Aimee Mann's performance for me was not about being a night of epiphanies and frankly, it never needed to be. For me, it was most reminiscent of the performance I saw by World Party back in 2015, also one where the studio wizardry of the band's discography was stripped down to its most naked elements. For Aimee Mann, the only spectacle of the evening were the songs themselves, brightly shining stars that have endured for the duration of her career and have no fear of dimming anytime soon.

And in turn, the bright shining stars that are the songs reflected their brilliance directly back to their creator, a singer/songwriter of immeasurable talents and one for whom we should never take for granted as their are so very few in her league operating at her level.
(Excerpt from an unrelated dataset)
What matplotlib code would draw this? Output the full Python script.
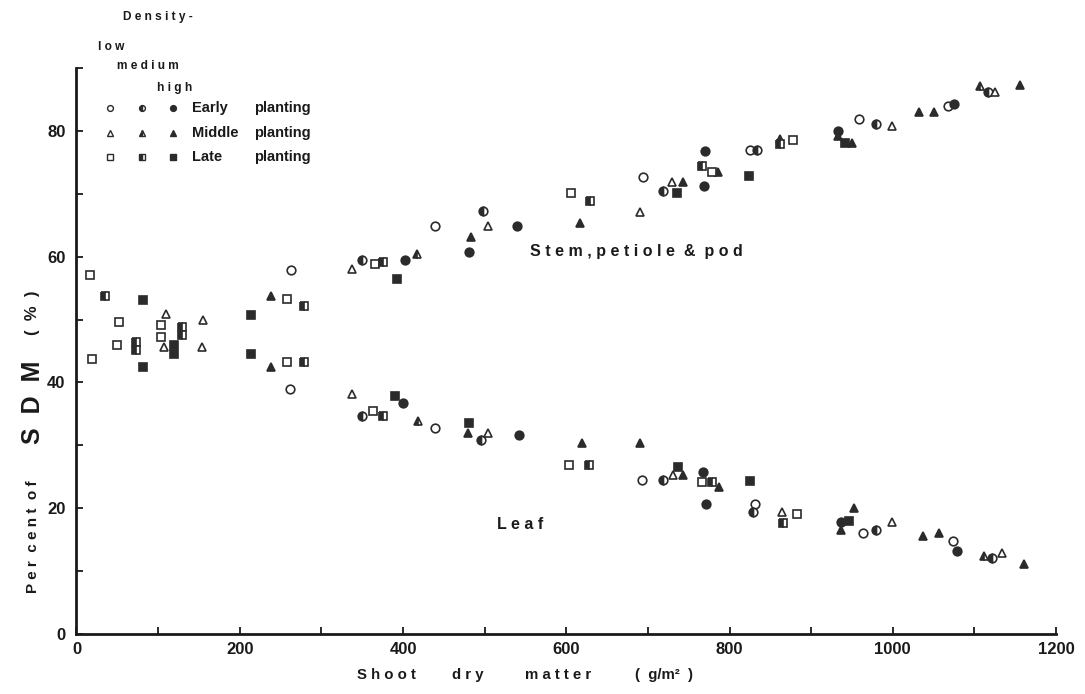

And still, she makes it all look so easy (!) as her demeanor throughout the night was practically breezy, despite the darkness and anguish contained within her music and the seriousness and purity of her delivery.

Aimee Mann is an artist of which there is no artifice or self-important and ironic detachment. She was fully engaged, so present and giving, as if she had welcomed us into her home for a night of stories and songs.

But, on the contrary, we welcomed her into ours, and believe me, we will be thrilled to have her return whenever she possesses the wish.